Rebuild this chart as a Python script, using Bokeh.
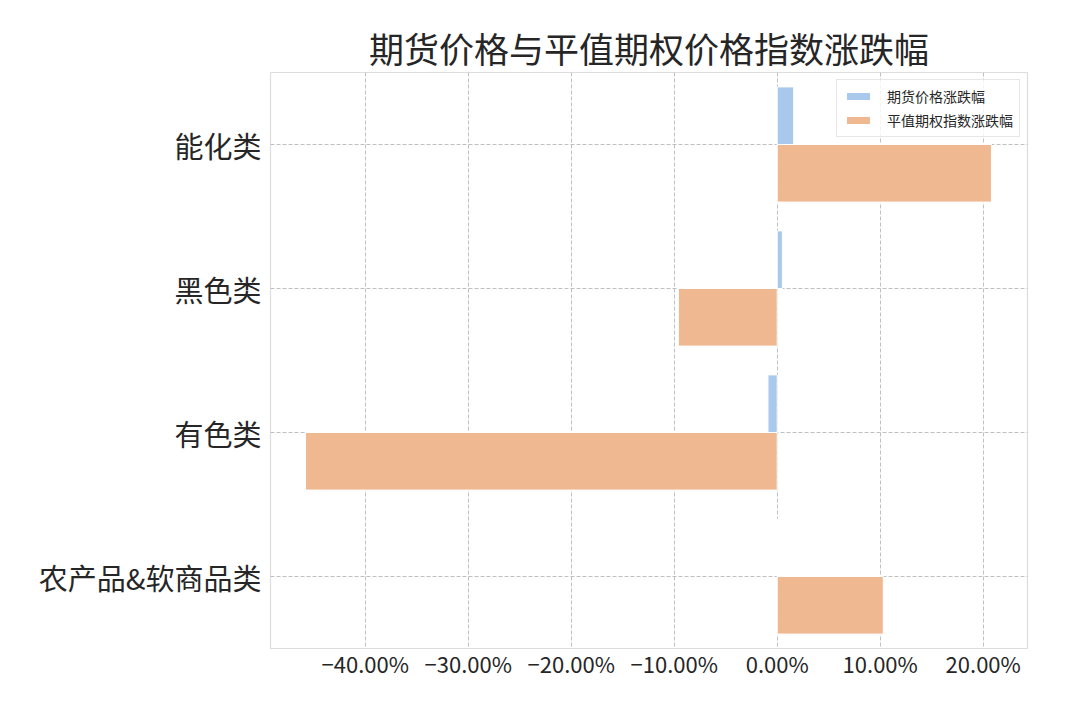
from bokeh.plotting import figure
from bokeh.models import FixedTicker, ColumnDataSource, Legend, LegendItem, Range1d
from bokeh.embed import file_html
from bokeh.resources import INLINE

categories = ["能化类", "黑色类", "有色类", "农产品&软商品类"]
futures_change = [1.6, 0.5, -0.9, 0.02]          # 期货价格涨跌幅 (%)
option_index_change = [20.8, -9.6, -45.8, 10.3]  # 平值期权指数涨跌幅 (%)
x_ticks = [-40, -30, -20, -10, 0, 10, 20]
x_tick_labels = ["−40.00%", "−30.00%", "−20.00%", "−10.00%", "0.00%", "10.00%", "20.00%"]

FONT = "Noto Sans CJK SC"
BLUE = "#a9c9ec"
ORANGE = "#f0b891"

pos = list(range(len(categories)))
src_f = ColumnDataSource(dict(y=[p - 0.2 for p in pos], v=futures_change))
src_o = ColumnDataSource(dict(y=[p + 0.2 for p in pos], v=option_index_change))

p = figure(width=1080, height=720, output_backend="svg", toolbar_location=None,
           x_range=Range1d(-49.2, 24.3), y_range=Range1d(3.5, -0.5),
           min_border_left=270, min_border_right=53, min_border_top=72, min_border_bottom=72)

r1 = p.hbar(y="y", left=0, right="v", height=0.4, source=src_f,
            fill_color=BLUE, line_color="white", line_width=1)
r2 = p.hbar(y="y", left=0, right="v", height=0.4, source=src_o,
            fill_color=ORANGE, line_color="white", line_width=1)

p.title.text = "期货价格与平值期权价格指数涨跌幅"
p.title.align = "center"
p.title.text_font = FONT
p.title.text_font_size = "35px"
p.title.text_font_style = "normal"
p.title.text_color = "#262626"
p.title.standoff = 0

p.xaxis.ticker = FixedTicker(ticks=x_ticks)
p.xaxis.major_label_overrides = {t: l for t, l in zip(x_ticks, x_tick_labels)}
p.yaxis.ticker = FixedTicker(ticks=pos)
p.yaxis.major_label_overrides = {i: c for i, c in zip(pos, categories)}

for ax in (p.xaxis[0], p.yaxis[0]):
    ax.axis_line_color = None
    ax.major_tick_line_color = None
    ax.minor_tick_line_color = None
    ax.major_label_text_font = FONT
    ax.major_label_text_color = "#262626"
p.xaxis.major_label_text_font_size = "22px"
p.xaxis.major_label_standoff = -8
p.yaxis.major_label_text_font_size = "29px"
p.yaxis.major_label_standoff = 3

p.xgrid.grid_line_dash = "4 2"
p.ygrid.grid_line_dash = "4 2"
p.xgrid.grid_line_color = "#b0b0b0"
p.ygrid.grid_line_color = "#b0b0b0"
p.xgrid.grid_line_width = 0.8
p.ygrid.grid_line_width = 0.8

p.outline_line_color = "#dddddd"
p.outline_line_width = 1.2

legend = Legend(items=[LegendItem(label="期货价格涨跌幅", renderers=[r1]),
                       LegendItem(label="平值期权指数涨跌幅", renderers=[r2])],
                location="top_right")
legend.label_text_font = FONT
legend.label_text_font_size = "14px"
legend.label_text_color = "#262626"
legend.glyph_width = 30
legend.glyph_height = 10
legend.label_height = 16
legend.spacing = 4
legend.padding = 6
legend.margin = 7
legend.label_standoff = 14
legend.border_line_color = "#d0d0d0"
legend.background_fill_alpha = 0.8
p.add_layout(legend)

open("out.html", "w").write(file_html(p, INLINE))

◆ ◆ ◆ ◆ ◆ ◆ ◆

▶ **Your objective**
Leave out any pictures, please, and quote only the lines from the top of the data through the line that contains "src_o = ColumnDataSource(dict(y=[p".

▶ **Answer in full**
Rebuild this chart as a Python script, using Bokeh.
from bokeh.plotting import figure
from bokeh.models import FixedTicker, ColumnDataSource, Legend, LegendItem, Range1d
from bokeh.embed import file_html
from bokeh.resources import INLINE

categories = ["能化类", "黑色类", "有色类", "农产品&软商品类"]
futures_change = [1.6, 0.5, -0.9, 0.02]          # 期货价格涨跌幅 (%)
option_index_change = [20.8, -9.6, -45.8, 10.3]  # 平值期权指数涨跌幅 (%)
x_ticks = [-40, -30, -20, -10, 0, 10, 20]
x_tick_labels = ["−40.00%", "−30.00%", "−20.00%", "−10.00%", "0.00%", "10.00%", "20.00%"]

FONT = "Noto Sans CJK SC"
BLUE = "#a9c9ec"
ORANGE = "#f0b891"

pos = list(range(len(categories)))
src_f = ColumnDataSource(dict(y=[p - 0.2 for p in pos], v=futures_change))
src_o = ColumnDataSource(dict(y=[p + 0.2 for p in pos], v=option_index_change))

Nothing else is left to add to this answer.